Certo, servono elite, preparate, coraggiose e combattenti ma senza il nuovo popolo europeo, il mondo del lavoro continuerà a non cogliere la dimensione continentale come un sogno bello e conveniente.

La nuova statualità sovranazionale va ricostruita con un nuovo patto Cittadino-Stato basato sulla partecipazione dei lavoratori alle scelte strategiche di impresa e sullo “scambio contributivo sostenibile” che coinvolga tutti i cittadini. Se vogliamo trasformare lo spirito di rabbia, risentimento e rivincita in energia positiva, ogni persona deve avere un ruolo, uno spazio pubblico in cui offrire il proprio contributo, con lavoro, impegno civile e partecipazione a migliorare l’esistente e a sentirsene responsabile. Dall’irresponsabilità passare alla partecipazione sarebbe la vera svolta per metterci io il passato alle spalle.

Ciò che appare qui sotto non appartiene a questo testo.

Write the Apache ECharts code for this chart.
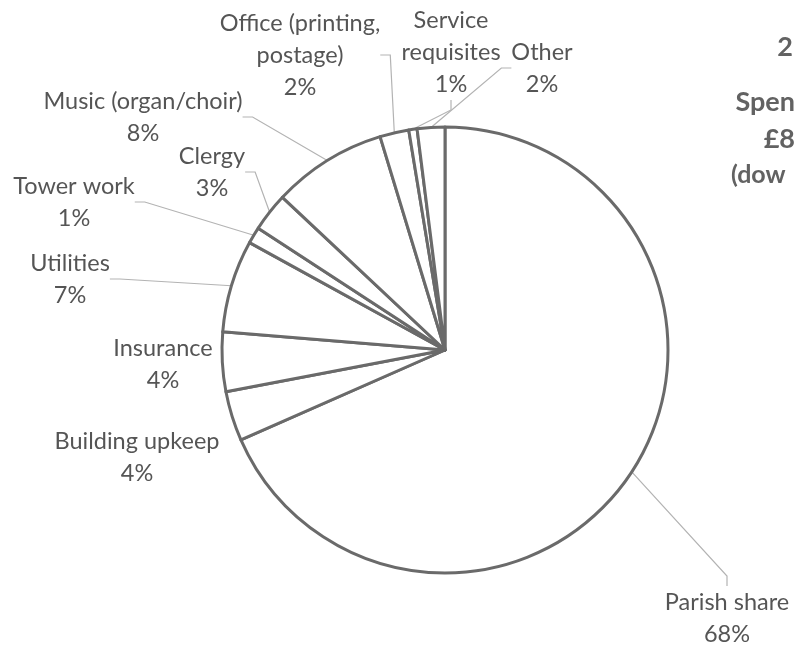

L’Europa è stato un progetto nella cui sala macchine hanno lavorato, storicamente, leadership centrali agli schieramenti politici, come Adenauer, Schuman, De Gasperi, poi Kohl, Prodi.  Tutti e 4 cattolici, i primi tre, uomini di frontiera, perseguitati dalle dittature nazifasciste.

Il quadro è cambiato, le nuove generazioni, per fortuna non hanno conosciuto la guerra e la destra ha, in gran parte d’Europa, scelto il sovranismo. Per la sinistra c’è un bivio, non irrilevante, fare come Corbyn, inseguire i populisti nei loro progetti più miopi o abbandonare, tutta la retorica dell’ “Europa si, ma” e dare tutte le proprie energie migliori al completamento del sogno europeo.

Non vi sono solo ragioni “ideali” per seguire con determinazione la seconda strada, tornare tutti a pedalare per il sogno europeo è conveniente ed urgente. In questa fase, le sfumature, gli atteggiamenti rinunciatari sono più pericolosi della demagogia. L’Europa è la piattaforma di impulso di un mondo aperto libero, sostenibile e solidale, l’alternativa a questi valori sono dall’altra parte. Bisogna scegliere.